#### STATED EXERCISE
In the listing below, locate the lines that hold the string "this". Copy those lines.

START

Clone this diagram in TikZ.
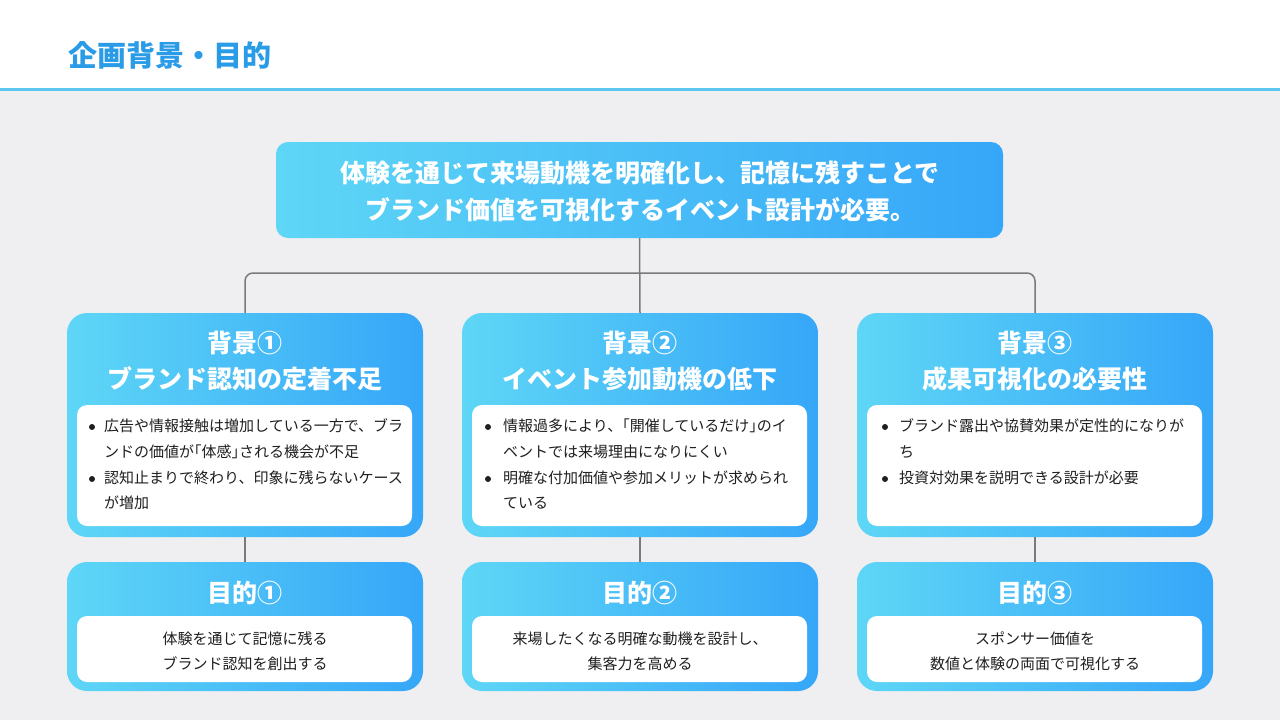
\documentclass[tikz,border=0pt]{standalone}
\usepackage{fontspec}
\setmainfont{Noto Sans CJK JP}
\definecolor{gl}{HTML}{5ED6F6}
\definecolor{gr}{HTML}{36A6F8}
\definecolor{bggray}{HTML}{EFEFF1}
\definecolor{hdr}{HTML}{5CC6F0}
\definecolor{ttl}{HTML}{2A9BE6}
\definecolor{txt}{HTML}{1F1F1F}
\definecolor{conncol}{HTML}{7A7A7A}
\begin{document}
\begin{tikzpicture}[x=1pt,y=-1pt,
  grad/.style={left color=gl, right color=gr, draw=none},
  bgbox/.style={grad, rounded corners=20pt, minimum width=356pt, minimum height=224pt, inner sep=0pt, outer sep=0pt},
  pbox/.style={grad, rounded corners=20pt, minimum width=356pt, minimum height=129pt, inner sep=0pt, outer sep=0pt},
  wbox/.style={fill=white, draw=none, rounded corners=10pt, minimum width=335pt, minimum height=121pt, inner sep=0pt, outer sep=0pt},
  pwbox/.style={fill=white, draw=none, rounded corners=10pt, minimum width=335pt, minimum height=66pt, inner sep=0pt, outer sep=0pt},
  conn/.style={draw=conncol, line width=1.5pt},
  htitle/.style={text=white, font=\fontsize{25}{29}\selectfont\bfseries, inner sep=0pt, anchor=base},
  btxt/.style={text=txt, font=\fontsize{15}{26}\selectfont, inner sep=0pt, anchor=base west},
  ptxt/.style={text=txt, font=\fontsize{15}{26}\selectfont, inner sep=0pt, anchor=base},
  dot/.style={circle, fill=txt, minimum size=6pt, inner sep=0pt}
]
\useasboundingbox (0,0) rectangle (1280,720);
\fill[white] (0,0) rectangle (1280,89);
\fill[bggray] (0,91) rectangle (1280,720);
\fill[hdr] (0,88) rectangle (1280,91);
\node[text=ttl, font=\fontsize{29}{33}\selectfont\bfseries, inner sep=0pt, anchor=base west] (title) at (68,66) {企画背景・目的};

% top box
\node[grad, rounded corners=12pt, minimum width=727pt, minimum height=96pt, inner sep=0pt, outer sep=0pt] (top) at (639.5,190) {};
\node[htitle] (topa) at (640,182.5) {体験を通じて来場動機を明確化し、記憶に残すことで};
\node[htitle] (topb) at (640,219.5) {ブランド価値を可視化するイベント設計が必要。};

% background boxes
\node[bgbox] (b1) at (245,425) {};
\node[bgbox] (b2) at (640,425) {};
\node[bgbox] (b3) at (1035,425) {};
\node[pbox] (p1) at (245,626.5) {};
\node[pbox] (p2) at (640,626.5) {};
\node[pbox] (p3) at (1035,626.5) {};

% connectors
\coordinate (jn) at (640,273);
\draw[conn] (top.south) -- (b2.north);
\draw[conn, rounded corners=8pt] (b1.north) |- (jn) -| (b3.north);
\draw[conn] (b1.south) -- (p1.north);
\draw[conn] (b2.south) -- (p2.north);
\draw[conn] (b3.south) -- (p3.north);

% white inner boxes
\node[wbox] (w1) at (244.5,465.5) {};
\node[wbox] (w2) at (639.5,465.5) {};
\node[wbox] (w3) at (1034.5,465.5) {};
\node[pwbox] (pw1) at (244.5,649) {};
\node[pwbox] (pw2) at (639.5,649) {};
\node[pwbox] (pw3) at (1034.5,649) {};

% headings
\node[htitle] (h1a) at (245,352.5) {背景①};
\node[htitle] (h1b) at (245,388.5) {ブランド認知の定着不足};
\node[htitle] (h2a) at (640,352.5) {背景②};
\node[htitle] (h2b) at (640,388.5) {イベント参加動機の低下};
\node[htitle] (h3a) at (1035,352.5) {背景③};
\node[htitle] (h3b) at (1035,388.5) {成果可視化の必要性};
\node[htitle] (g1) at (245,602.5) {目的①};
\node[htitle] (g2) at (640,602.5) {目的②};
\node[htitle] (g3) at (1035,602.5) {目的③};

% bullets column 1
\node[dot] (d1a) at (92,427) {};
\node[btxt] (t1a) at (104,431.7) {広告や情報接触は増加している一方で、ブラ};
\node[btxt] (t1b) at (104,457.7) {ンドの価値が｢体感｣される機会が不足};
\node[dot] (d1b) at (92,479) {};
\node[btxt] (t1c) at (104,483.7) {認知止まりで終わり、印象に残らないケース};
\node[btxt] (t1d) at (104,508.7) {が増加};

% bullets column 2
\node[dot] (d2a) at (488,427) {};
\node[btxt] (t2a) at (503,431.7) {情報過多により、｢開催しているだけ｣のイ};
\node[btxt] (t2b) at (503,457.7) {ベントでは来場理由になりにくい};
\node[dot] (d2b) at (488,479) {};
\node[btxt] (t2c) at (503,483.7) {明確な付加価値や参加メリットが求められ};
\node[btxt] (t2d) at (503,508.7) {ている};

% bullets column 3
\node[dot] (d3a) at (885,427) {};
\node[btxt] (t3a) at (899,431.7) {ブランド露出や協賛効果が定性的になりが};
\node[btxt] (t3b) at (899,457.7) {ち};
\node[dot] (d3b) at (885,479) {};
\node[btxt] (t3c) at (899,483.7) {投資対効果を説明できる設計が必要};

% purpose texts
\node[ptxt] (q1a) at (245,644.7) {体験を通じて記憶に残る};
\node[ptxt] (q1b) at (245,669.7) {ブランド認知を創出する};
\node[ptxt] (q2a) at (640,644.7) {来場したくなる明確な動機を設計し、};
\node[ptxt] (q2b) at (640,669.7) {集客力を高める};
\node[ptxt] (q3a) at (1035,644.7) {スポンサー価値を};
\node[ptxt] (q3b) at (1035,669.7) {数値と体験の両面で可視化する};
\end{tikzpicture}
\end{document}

END
START

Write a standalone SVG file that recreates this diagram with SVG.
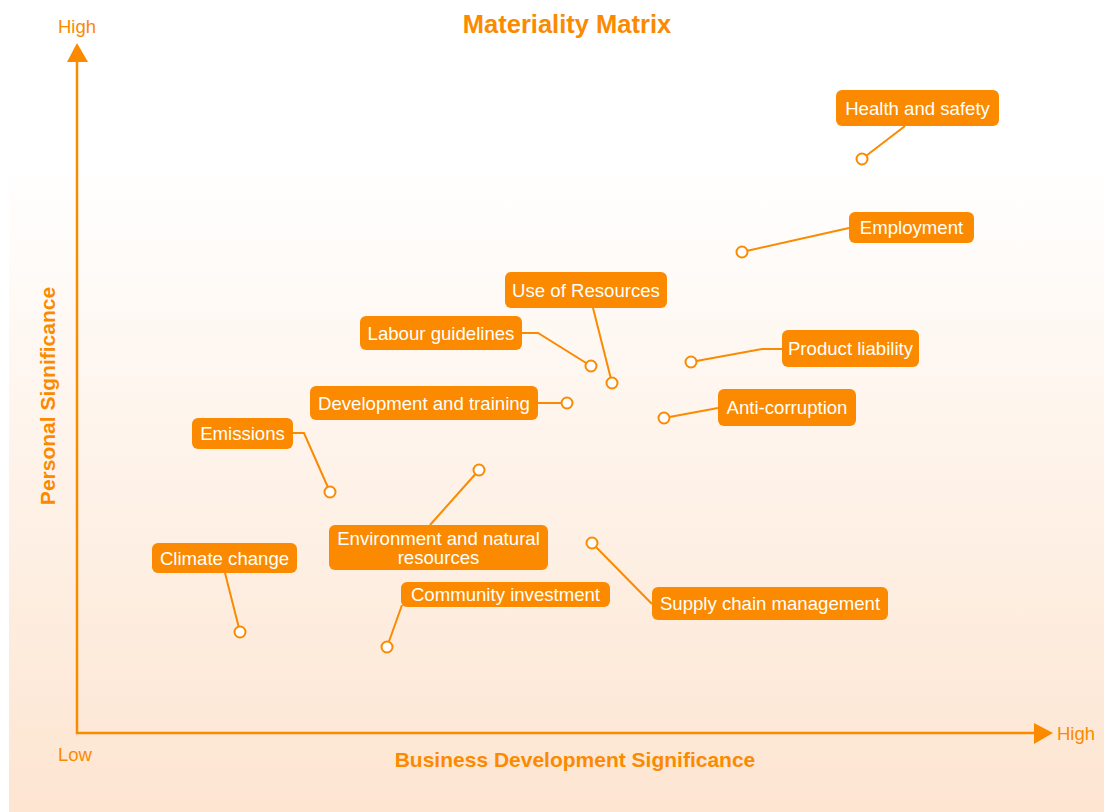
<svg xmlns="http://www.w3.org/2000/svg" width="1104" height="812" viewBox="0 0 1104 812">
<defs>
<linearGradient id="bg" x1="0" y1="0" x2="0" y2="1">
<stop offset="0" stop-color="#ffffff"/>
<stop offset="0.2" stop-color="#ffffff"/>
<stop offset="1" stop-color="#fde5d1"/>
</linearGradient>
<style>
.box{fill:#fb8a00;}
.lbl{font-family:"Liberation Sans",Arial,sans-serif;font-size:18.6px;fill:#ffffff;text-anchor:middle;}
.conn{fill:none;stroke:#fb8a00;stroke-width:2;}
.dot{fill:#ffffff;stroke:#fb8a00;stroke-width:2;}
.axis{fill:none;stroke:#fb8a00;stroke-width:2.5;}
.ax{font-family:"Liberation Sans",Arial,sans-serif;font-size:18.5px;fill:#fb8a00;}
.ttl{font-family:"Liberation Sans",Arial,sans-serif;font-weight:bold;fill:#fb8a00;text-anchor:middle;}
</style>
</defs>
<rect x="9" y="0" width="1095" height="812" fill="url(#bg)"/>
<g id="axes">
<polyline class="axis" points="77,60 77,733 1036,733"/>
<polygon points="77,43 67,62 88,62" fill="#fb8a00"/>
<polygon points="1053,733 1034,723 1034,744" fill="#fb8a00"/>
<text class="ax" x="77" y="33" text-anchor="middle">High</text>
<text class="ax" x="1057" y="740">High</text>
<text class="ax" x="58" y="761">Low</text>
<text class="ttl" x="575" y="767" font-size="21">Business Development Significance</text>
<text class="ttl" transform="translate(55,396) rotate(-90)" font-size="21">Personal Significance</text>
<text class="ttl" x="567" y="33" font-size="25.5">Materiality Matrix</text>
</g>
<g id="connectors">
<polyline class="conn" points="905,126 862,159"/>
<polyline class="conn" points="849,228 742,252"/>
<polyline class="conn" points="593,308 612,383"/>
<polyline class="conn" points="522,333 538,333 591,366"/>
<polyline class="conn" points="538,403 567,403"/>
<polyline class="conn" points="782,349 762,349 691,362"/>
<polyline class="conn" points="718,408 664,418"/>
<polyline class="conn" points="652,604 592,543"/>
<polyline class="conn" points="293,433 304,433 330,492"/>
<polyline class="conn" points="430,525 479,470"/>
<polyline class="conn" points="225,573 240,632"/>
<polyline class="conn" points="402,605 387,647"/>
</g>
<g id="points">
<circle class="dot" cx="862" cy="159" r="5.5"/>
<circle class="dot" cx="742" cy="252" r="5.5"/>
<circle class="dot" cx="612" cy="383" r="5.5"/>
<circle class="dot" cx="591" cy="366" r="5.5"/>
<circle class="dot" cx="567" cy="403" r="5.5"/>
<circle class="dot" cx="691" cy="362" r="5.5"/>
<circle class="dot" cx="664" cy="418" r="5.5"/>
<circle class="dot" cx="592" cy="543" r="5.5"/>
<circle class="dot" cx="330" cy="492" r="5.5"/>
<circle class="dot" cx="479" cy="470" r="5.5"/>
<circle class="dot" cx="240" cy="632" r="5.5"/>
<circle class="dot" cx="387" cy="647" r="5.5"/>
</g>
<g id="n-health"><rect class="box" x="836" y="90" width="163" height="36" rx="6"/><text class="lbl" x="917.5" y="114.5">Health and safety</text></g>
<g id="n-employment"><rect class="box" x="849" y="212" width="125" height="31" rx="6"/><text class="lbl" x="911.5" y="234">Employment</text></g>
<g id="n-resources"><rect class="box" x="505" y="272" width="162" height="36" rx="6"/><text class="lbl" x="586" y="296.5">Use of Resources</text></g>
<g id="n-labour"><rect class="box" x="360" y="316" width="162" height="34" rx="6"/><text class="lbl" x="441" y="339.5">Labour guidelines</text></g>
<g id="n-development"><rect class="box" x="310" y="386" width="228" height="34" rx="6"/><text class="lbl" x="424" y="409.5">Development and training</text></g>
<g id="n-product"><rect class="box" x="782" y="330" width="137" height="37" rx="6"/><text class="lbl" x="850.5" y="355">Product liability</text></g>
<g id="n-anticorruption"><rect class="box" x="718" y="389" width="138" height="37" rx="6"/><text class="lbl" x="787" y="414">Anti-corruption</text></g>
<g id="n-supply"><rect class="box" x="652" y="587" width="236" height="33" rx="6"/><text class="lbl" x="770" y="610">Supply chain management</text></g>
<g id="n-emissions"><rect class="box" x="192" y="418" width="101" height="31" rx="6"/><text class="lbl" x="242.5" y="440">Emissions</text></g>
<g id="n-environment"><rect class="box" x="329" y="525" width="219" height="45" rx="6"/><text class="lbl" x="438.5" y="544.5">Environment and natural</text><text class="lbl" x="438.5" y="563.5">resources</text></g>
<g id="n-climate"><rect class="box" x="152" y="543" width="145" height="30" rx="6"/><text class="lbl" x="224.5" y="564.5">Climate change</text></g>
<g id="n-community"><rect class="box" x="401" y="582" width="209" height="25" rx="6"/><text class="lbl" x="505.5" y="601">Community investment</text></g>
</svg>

END

#### SOLUTION BELOW
Clone this diagram in TikZ.
Write a standalone SVG file that recreates this diagram with SVG.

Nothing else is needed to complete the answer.